'I chatted with Rachael at halfway - but I couldn't go with her from two out'
Patrick Mullins was so well placed at halfway that he was able to have a chat with Rachael Blackmore, but he had to settle for fourth in his quest for an amazing double over the Grand National fences.
A day after the amateur rider had blitzed his rivals on Livelovelaugh in the Topham Chase, he was bang in contention for much of the way on Burrows Saint in the National itself but was left behind by the winner from the second-last fence.
"I got a fantastic spin," he said. "He jumped fantastic. I was chatting with Rachael going past the stands with a lap to go and we were both very happy where we were.
"We were side by side all the way. I was trying to get a lead off her but I couldn't go with her after the second-last. He got very tired; maybe he didn't stay."
Mark Walsh was cursing his luck after finishing third on the Ted Walsh-trained Any Second Now.
“He was very unlucky," the jockey said. "He very nearly got brought down at the third-last and he’s done great to finish third."
Jack Kennedy was happy with fifth place for Farclas and said: "I was absolutely delighted with him. He jumped and travelled great but probably just didn’t see out the trip."

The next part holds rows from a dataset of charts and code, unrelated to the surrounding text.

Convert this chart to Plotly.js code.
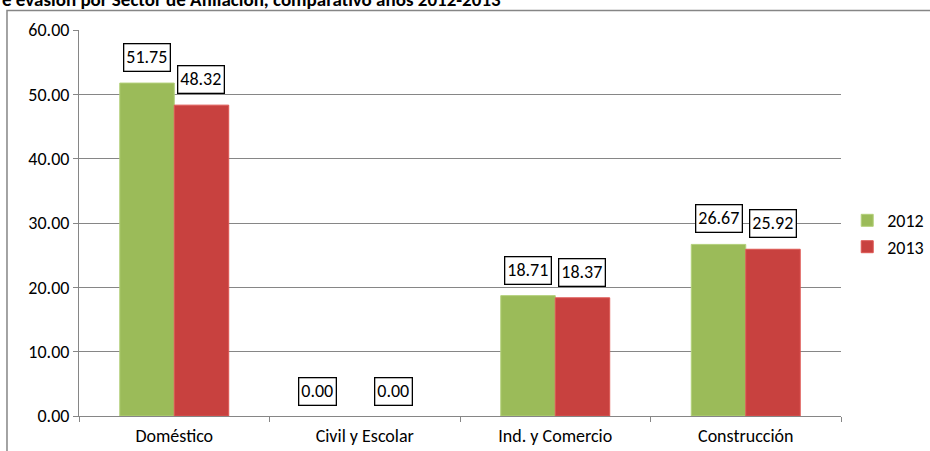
<!DOCTYPE html>
<html><head><meta charset="utf-8">
<script src="https://cdn.plot.ly/plotly-3.0.1.min.js"></script>
<style>html,body{margin:0;padding:0;background:#fff}#c{width:930px;height:451px}</style>
</head><body><div id="c"></div>
<script>
const categories = ["Doméstico", "Civil y Escolar", "Ind. y Comercio", "Construcción"];
const series2012 = [51.75, 0.00, 18.71, 26.67];
const series2013 = [48.32, 0.00, 18.37, 25.92];
const seriesNames = ["2012", "2013"];
const yTicks = [0, 10, 20, 30, 40, 50, 60];
const titleText = "e evasión por Sector de Afiliación, comparativo años 2012-2013";

const font = "Carlito, 'Liberation Sans Narrow', 'Liberation Sans', Arial, sans-serif";
const traces = [
  {type:'bar', name:seriesNames[0], x:categories, y:series2012,
   marker:{color:'#9BBB59', line:{color:'#B3D07A', width:series2012.map(v=>v>0?1:0)}}},
  {type:'bar', name:seriesNames[1], x:categories, y:series2013,
   marker:{color:'#C8413F', line:{color:'#DE5753', width:series2013.map(v=>v>0?1:0)}}}
];

const annotations = [];
const shifts = [[-27, 27],[-47, 29],[-27,27],[-27,27]];
[series2012, series2013].forEach((s, si) => {
  s.forEach((v, i) => {
    annotations.push({x:categories[i], y:v, xref:'x', yref:'y',
      text:v.toFixed(2), showarrow:false, yanchor:'bottom',
      xshift:shifts[i][si], yshift: v === 0 ? 10 : 11,
      font:{family:font, size:18, color:'#000'},
      bordercolor:'#000', borderwidth:1.3, borderpad:2, bgcolor:'#fff'});
  });
});
annotations.push({xref:'paper', yref:'paper', x:-0.1037, y:1.078, xanchor:'left', yanchor:'middle',
  text:'<b>'+titleText+'</b>', showarrow:false, font:{family:font, size:19, color:'#000'}});

const layout = {
  width:930, height:451,
  margin:{l:79, r:89, t:30, b:35, autoexpand:false},
  paper_bgcolor:'#fff', plot_bgcolor:'#fff',
  bargap:0.428, bargroupgap:0,
  barmode:'group',
  showlegend:true,
  legend:{xref:'container', yref:'container', x:0.911, y:0.482, xanchor:'left', yanchor:'middle',
    font:{family:font, size:18, color:'#000'},
    tracegroupgap:0, itemwidth:30, bgcolor:'rgba(0,0,0,0)'},
  xaxis:{type:'category', tickson:'boundaries', ticks:'outside', ticklen:5, tickcolor:'#868686',
    showline:true, linecolor:'#868686', linewidth:1, showgrid:false, ticklabelstandoff:3,
    tickfont:{family:font, size:18, color:'#000'}},
  yaxis:{range:[0,60], tickvals:yTicks, ticktext:yTicks.map(v=>v.toFixed(2)),
    ticks:'outside', ticklen:5, tickcolor:'#868686', showline:true, linecolor:'#868686',
    gridcolor:'#868686', gridwidth:1, zeroline:false,
    tickfont:{family:font, size:18, color:'#000'}},
  annotations:annotations,
  shapes:[{type:'rect', xref:'paper', yref:'paper', x0:-0.0945, x1:1.2, y0:-0.2, y1:1.0505,
    line:{color:'#868686', width:1.5}, fillcolor:'rgba(0,0,0,0)', layer:'below'}]
};
Plotly.newPlot('c', traces, layout, {displayModeBar:false, staticPlot:true});
</script></body></html>
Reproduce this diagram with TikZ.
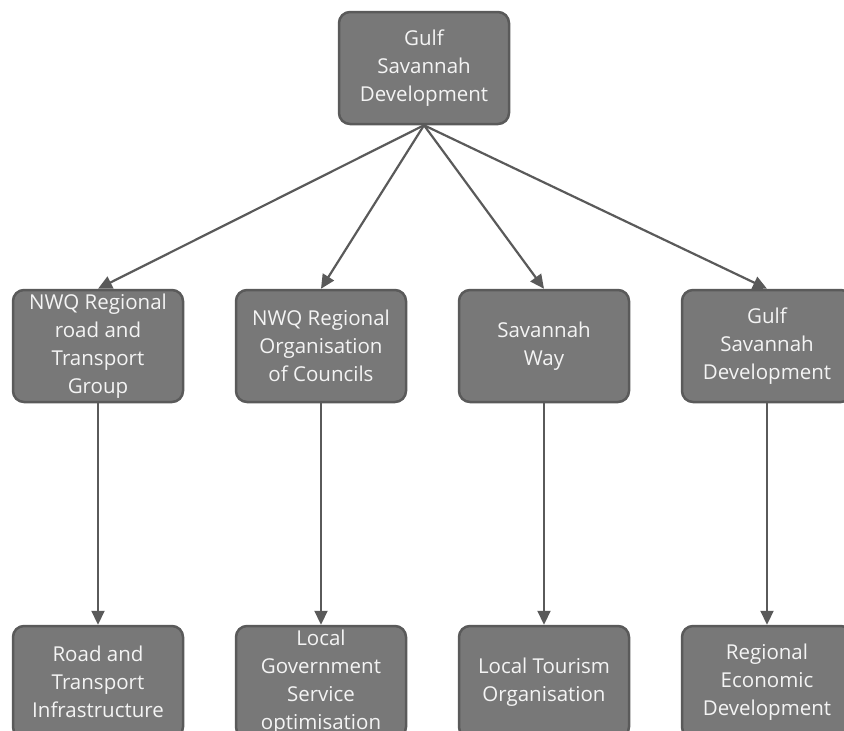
\documentclass[tikz,border=0pt]{standalone}
\usepackage{fontspec}
\setmainfont{Open Sans}
\usetikzlibrary{arrows.meta, positioning}
\definecolor{boxfill}{HTML}{787878}
\definecolor{boxline}{HTML}{5A5A5A}
\definecolor{boxtext}{HTML}{F4F4F4}

\begin{document}
\begin{tikzpicture}[x=1pt, y=-1pt,
      box/.style={rectangle, rounded corners=11pt, draw=boxline, line width=2.5pt, fill=boxfill,
        text=boxtext, align=center, minimum width=170pt, minimum height=112pt, inner sep=0pt,
        font=\fontsize{20.5}{28}\selectfont},
      link/.style={-{Triangle[length=14pt, width=13pt]}, line width=2.2pt, draw=boxline, fill=boxline}]

      \useasboundingbox (0,0) rectangle (844,731);

      % Top level
      \node[box] (top) at (424,68) {Gulf\\Savannah\\Development};

      % Second row
      \node[box] (road) at (98,346) {NWQ Regional\\road and\\Transport\\Group};
      \node[box] (council) at (321,346) {NWQ Regional\\Organisation\\of Councils};
      \node[box] (way) at (544,346) {Savannah\\Way};
      \node[box] (gulf) at (767,346) {Gulf\\Savannah\\Development};

      % Third row
      \node[box] (infra) at (98,682) {Road and\\Transport\\Infrastructure};
      \node[box] (govt) at (321,682) {Local\\Government\\Service\\optimisation};
      \node[box] (tourism) at (544,682) {Local Tourism\\Organisation};
      \node[box] (econ) at (767,682) {Regional\\Economic\\Development};

      % Links
      \foreach \mid/\low in {road/infra, council/govt, way/tourism, gulf/econ} {
        \draw[link] (top.south) -- (\mid.north);
        \draw[link] (\mid.south) -- (\low.north);
      }
    \end{tikzpicture}
\end{document}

Sam Waley-Cohen, another attempting to become the first amateur to succeed since Marcus Armytage in 1990, led the field for a long way on the Jessica Harrington-trained Jett, setting a strong pace, only to fade into eighth place at the line.
"That was such fun," said the jockey, who explained the bold tactics were designed to keep his mount engaged in the race.
"He's a horse you can't disappoint and in a couple of previous races he's had horses fall in front of him and he's been, 'no way, what am I doing here?'" the rider said.
"So I said to Jessie I'd get him out in front and let him enjoy himself. While he was jumping like that, I thought 'keep going and enjoy yourself'. I was enjoying myself.
"I tried to give him a breather from the third-last to the second-last but he didn't just fill up again."
The Long Mile, the youngest horse in the race, suffered a fatal injury. JP McManus' seven-year-old was a four-time winner who had earned nearly £70,000 in prize-money.